What Would It Take to Run a Successful East River Ferry Program?

The Rockaway ferry, shown here, wasn't able to survive even with city subsidy. Photo: New York Times.
The Rockaway ferry, shown here, wasn't able to survive even with city subsidy. Photo: ##http://cityroom.blogs.nytimes.com/2010/02/23/rockaway-ferry-to-sail-into-sunset/##New York Times##.

A few more details about the city’s new subsidized East River ferry service were revealed at a Metropolitan Waterfront Alliance panel yesterday afternoon, including the route’s stops and hours. Mostly, however, the panel offered advice on what it will take to make ferries successful and provided some valuable context for the public discussion about waterborne transit.

New York City Economic Development Corporation Vice President David Hopkins offered a little more information about the city’s upcoming East River ferry route. The route will be privately run but publicly subsidized; the city is currently in negotiations with operators. How much it will end up costing the city, and how much it will cost riders, wasn’t mentioned. According to a report in Crain’s Insider today, the city subsidy could approach $20 per passenger. (For comparison, in 2009 the total cost per passenger of weekday New York City Transit bus service was $2.73, with an average fare of $1.14 [PDF].)

The ferry will have “transit-like routing,” according to Hopkins, running both north- and southbound along a path from Hunters Point South in Long Island City, to India Street in Greenpoint, to North 6th Street and South 8th Street in Williamsburg, to Fulton Ferry, and then to Manhattan. With the current levels of waterfront development, he said, there isn’t yet the market for the point-to-point service that has proven successful from New Jersey to Manhattan.

Hopkins also said that the service would run at least every 20 minutes during peak hours, less frequently than City Planning Commissioner Amanda Burden said that morning. The service would run seven days a week, from 7 a.m. to 8 p.m.

Finally, Hopkins emphasized that this ferry program is meant to be a pilot.

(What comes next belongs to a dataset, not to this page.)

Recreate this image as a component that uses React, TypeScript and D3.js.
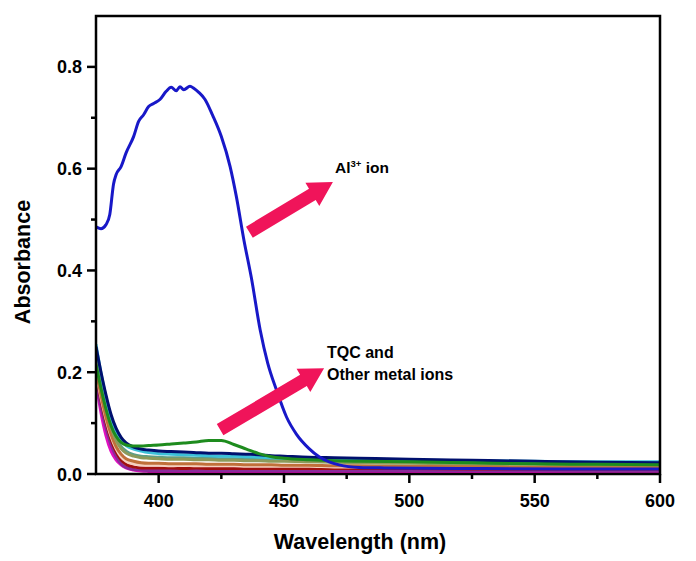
import React from "react";
import * as d3 from "d3";

// ---- Data ----
const xTicksMajor = [400, 450, 500, 550, 600];
const xTicksMinor = [425, 475, 525, 575];
const yTicksMajor = [0.0, 0.2, 0.4, 0.6, 0.8];
const yTicksMinor = [0.1, 0.3, 0.5, 0.7];

// Al3+ spectrum
const alWl = [375, 377, 379, 380.5, 382, 383, 385, 387, 390, 392, 394, 396, 398, 400.5, 403, 405, 407, 408.5, 410, 412.5, 414, 416, 418.5, 421.5, 425, 428.5, 431, 434, 437, 440.5, 443.5, 447, 451, 455, 460, 464, 468, 472, 480, 490, 520, 560, 600];
const alAbs = [0.486, 0.482, 0.49, 0.51, 0.57, 0.588, 0.604, 0.631, 0.663, 0.693, 0.706, 0.722, 0.728, 0.736, 0.752, 0.76, 0.753, 0.761, 0.755, 0.762, 0.758, 0.75, 0.736, 0.705, 0.663, 0.604, 0.545, 0.46, 0.385, 0.283, 0.218, 0.165, 0.112, 0.078, 0.05, 0.034, 0.024, 0.018, 0.013, 0.012, 0.011, 0.01, 0.01];

// TQC and other metal ions (common wavelength grid)
const wl = [375, 377, 379, 381, 383, 385, 387, 390, 393, 396, 400, 405, 410, 415, 420, 425, 430, 435, 440, 445, 450, 460, 470, 480, 500, 525, 550, 575, 600];
const magentaAbs = [0.18, 0.12, 0.075, 0.045, 0.028, 0.018, 0.012, 0.008, 0.006, 0.005, 0.004, 0.004, 0.004, 0.004, 0.004, 0.004, 0.004, 0.004, 0.004, 0.004, 0.004, 0.004, 0.004, 0.004, 0.004, 0.004, 0.004, 0.004, 0.004];
const purpleAbs = [0.185, 0.132, 0.09, 0.057, 0.035, 0.02, 0.013, 0.009, 0.008, 0.007, 0.007, 0.007, 0.007, 0.007, 0.007, 0.007, 0.007, 0.007, 0.007, 0.007, 0.007, 0.007, 0.007, 0.007, 0.007, 0.007, 0.007, 0.006, 0.006];
const darkRedAbs = [0.195, 0.145, 0.102, 0.068, 0.044, 0.028, 0.019, 0.014, 0.012, 0.012, 0.012, 0.012, 0.011, 0.012, 0.011, 0.011, 0.011, 0.011, 0.011, 0.011, 0.011, 0.011, 0.011, 0.011, 0.011, 0.01, 0.01, 0.01, 0.01];
const paleAbs = [0.2, 0.15, 0.108, 0.074, 0.05, 0.034, 0.025, 0.02, 0.018, 0.017, 0.017, 0.016, 0.017, 0.016, 0.016, 0.016, 0.016, 0.015, 0.015, 0.015, 0.015, 0.015, 0.014, 0.014, 0.014, 0.013, 0.013, 0.013, 0.013];
const orangeAbs = [0.205, 0.155, 0.112, 0.078, 0.054, 0.039, 0.03, 0.025, 0.022, 0.021, 0.021, 0.02, 0.02, 0.02, 0.019, 0.019, 0.019, 0.018, 0.018, 0.018, 0.017, 0.017, 0.016, 0.016, 0.015, 0.015, 0.014, 0.014, 0.014];
const tealAbs = [0.23, 0.178, 0.133, 0.097, 0.071, 0.054, 0.045, 0.038, 0.035, 0.034, 0.033, 0.032, 0.032, 0.031, 0.031, 0.03, 0.03, 0.029, 0.029, 0.028, 0.028, 0.027, 0.026, 0.025, 0.024, 0.023, 0.022, 0.021, 0.021];
const oliveAbs = [0.225, 0.172, 0.128, 0.092, 0.066, 0.05, 0.041, 0.035, 0.032, 0.031, 0.03, 0.029, 0.029, 0.028, 0.028, 0.027, 0.027, 0.026, 0.026, 0.025, 0.025, 0.024, 0.023, 0.022, 0.021, 0.02, 0.019, 0.018, 0.018];
const cyanAbs = [0.255, 0.198, 0.15, 0.11, 0.083, 0.066, 0.056, 0.049, 0.045, 0.042, 0.04, 0.039, 0.038, 0.037, 0.036, 0.035, 0.035, 0.034, 0.033, 0.032, 0.031, 0.03, 0.029, 0.028, 0.027, 0.026, 0.025, 0.024, 0.024];
const navyAbs = [0.25, 0.2, 0.155, 0.117, 0.09, 0.072, 0.061, 0.053, 0.049, 0.047, 0.045, 0.044, 0.043, 0.042, 0.041, 0.041, 0.04, 0.039, 0.038, 0.036, 0.035, 0.033, 0.032, 0.031, 0.029, 0.027, 0.025, 0.023, 0.022];
const greenAbs = [0.215, 0.168, 0.127, 0.095, 0.074, 0.062, 0.057, 0.055, 0.055, 0.056, 0.057, 0.059, 0.061, 0.063, 0.066, 0.066, 0.058, 0.049, 0.04, 0.034, 0.031, 0.028, 0.026, 0.025, 0.024, 0.022, 0.02, 0.019, 0.018];

const otherSeries = [
  { name: "magenta", color: "#E010C0", values: magentaAbs },
  { name: "purple", color: "#8A2A9A", values: purpleAbs },
  { name: "darkred", color: "#A01010", values: darkRedAbs },
  { name: "pale", color: "#F5D0C0", values: paleAbs },
  { name: "orange", color: "#C0703A", values: orangeAbs },
  { name: "teal", color: "#5E9E86", values: tealAbs },
  { name: "olive", color: "#8C9A5A", values: oliveAbs },
  { name: "cyan", color: "#3CC0D8", values: cyanAbs },
  { name: "navy", color: "#00106E", values: navyAbs },
  { name: "green", color: "#1E8C1E", values: greenAbs },
];

// Arrow annotations in data space: [tailWl, tailAbs, tipWl, tipAbs]
const arrowAl = [436.2, 0.475, 469.5, 0.574];
const arrowOther = [424.5, 0.087, 466.0, 0.208];

const W = 696;
const H = 561;
const margin = { left: 96, right: 36, top: 16, bottom: 87 };

export default function App() {
  const x = d3.scaleLinear().domain([375, 600]).range([margin.left, W - margin.right]);
  const y = d3.scaleLinear().domain([0, 0.9]).range([H - margin.bottom, margin.top]);
  const x0 = x.range()[0], x1 = x.range()[1];
  const y0 = y.range()[0], y1 = y.range()[1];

  const line = d3
    .line<[number, number]>()
    .x((d) => x(d[0]))
    .y((d) => y(d[1]))
    .curve(d3.curveMonotoneX);

  const arrowPath = (a: number[]) => {
    const tx = x(a[0]), ty = y(a[1]), hx = x(a[2]), hy = y(a[3]);
    const dx = hx - tx, dy = hy - ty;
    const len = Math.hypot(dx, dy);
    const ux = dx / len, uy = dy / len;
    const px = -uy, py = ux;
    const sw = 6.5, hw = 13.5, hl = 24;
    const bx = hx - ux * hl, by = hy - uy * hl;
    const pts = [
      [tx + px * sw, ty + py * sw],
      [bx + px * sw, by + py * sw],
      [bx + px * hw, by + py * hw],
      [hx, hy],
      [bx - px * hw, by - py * hw],
      [bx - px * sw, by - py * sw],
      [tx - px * sw, ty - py * sw],
    ];
    return "M" + pts.map((p) => p[0].toFixed(1) + "," + p[1].toFixed(1)).join("L") + "Z";
  };

  const font = "'Liberation Sans', Arial, sans-serif";

  return (
    <svg
      width={W}
      height={H}
      style={{ position: "absolute", left: 0, top: 0, background: "#fff" }}
      fontFamily={font}
    >
      <defs>
        <clipPath id="plotClip">
          <rect x={x0} y={y1} width={x1 - x0} height={y0 - y1} />
        </clipPath>
      </defs>
      <rect x={0} y={0} width={W} height={H} fill="#fff" />

      <g clipPath="url(#plotClip)">
        {otherSeries.map((s) => (
          <path
            key={s.name}
            d={line(wl.map((w, i) => [w, s.values[i]] as [number, number])) || ""}
            fill="none"
            stroke={s.color}
            strokeWidth={3}
            strokeLinejoin="round"
          />
        ))}
        <path
          d={line(alWl.map((w, i) => [w, alAbs[i]] as [number, number])) || ""}
          fill="none"
          stroke="#1818C8"
          strokeWidth={3}
          strokeLinejoin="round"
        />
      </g>

      {/* Arrows */}
      <path d={arrowPath(arrowAl)} fill="#F0145A" />
      <path d={arrowPath(arrowOther)} fill="#F0145A" />

      {/* Annotations */}
      <text x={335} y={173} fontSize={15.5} fontWeight="bold" fill="#000">
        Al
        <tspan fontSize={9.5} dy={-6}>3+</tspan>
        <tspan dy={6}>{"  ion"}</tspan>
      </text>
      <text x={327} y={358} fontSize={16} fontWeight="bold" fill="#000">
        TQC and
      </text>
      <text x={327} y={380} fontSize={16} fontWeight="bold" fill="#000">
        Other metal ions
      </text>

      {/* Frame */}
      <rect x={x0} y={y1} width={x1 - x0} height={y0 - y1} fill="none" stroke="#000" strokeWidth={2.5} />

      {/* X ticks */}
      {xTicksMajor.map((t) => (
        <g key={"xm" + t}>
          <line x1={x(t)} x2={x(t)} y1={y0} y2={y0 + 9} stroke="#000" strokeWidth={2.5} />
          <text x={x(t)} y={y0 + 33} textAnchor="middle" fontSize={18} fontWeight="bold">
            {t}
          </text>
        </g>
      ))}
      {xTicksMinor.map((t) => (
        <line key={"xn" + t} x1={x(t)} x2={x(t)} y1={y0} y2={y0 + 5} stroke="#000" strokeWidth={2.5} />
      ))}

      {/* Y ticks */}
      {yTicksMajor.map((t) => (
        <g key={"ym" + t}>
          <line x1={x0 - 9} x2={x0} y1={y(t)} y2={y(t)} stroke="#000" strokeWidth={2.5} />
          <text x={x0 - 14} y={y(t) + 6.5} textAnchor="end" fontSize={18} fontWeight="bold">
            {t.toFixed(1)}
          </text>
        </g>
      ))}
      {yTicksMinor.map((t) => (
        <line key={"yn" + t} x1={x0 - 5} x2={x0} y1={y(t)} y2={y(t)} stroke="#000" strokeWidth={2.5} />
      ))}

      {/* Axis titles */}
      <text x={360} y={549} textAnchor="middle" fontSize={21.5} fontWeight="bold">
        Wavelength (nm)
      </text>
      <text
        transform={`translate(30, ${(y0 + y1) / 2 + 17}) rotate(-90)`}
        textAnchor="middle"
        fontSize={21.5}
        fontWeight="bold"
      >
        Absorbance
      </text>
    </svg>
  );
}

The city’s ongoing ferry study, which is measuring demand for a much larger set of routes, is still underway, and this two- to three-year program is intended to lay the groundwork for a potential expansion, allowing EDC to test demand, marketing strategies, ticketing systems, and their ability to connect ferries with other modes of transport.

The rest of the panel painted a picture of the market for ferry transit in New York, and its opportunities and challenges. Pierre Vilain, a vice-president at engineering firm HDR, contended that the ferry market is already very strong. Not only is the regional ferry system, including both private routes and the city-operated Staten Island Ferry, the largest in the country, but it’s also unusually profitable on the private side. “The system is unique when you compare it to passenger ferry services anywhere in the world, I believe,” said Vilain, “in that it’s primarily self-sustaining from the farebox.”

Though many ferry services have met with failure — most notably the recently shuttered city-subsidized service from the Rockaways — others have captured large shares of the market. The successful routes are mainly those that cross the Hudson. In New Jersey’s Hudson and Bergen Counties, said Vilain, around half of all Manhattan-bound commuters take the PATH, but another 30 percent take ferries.

One important factor in the success or failure of ferry service is the quality and price of the competition. “You cannot compete against subsidized mass transit when you’re not subsidized mass transit,” said Tom Fox, the founder of New York Water Taxi. His ferry route from Haverstraw to Yonkers failed despite subsidy because it simply couldn’t beat the Metro-North Railroad on north-south service.

Just as important is competition from the automobile. Hopkins suggested that in Seattle, where he’s from, the health of the ferry system is directly related to investment in roads and bridges. “The solution in Seattle was don’t build a bridge, and that’s how you ensured ferry traffic,” said Hopkins. The ferries “wilted away when we built our bridges and tunnels.”

Another key to success will be integration with existing transit. Vilain pointed out that nearly all current ferry commuters both live and work near the ferry terminals. In general, he said, “you’re not going to get a lot of market capture when you start moving away from the pier on either the origin or the destination side.” However, he noted that along certain NJ Transit lines that feed effectively into Hoboken, ferry ridership continues up the tracks.

Other panel members agreed. “The real key to all of this is integration with the MTA,” said Fox, describing the success of integrating London’s ferries with the Oyster Card payment system. Hopkins pointed to the need to work with the MTA at the 34th Street pier, “especially when they upgrade that line to BRT.”

Finally, there was strong interest in figuring out how to make the ferry system serve more than just commuters. Paula Berry, the harbor district director for NYC and Co., the city’s tourism arm, suggested that the ferries be used to link the city’s new waterfront parks and create a unified experience. An experiment she ran last summer found a market for recreational ferry riders during midday hours.

Similarly, former MWA program director Carter Craft said that the Rockaway ferry might have been able to succeed if it hadn’t had to run empty after dropping off morning commuters. He thought that school and camp groups could have taken the ferry back to the Rockaways for field trips, adding a new market.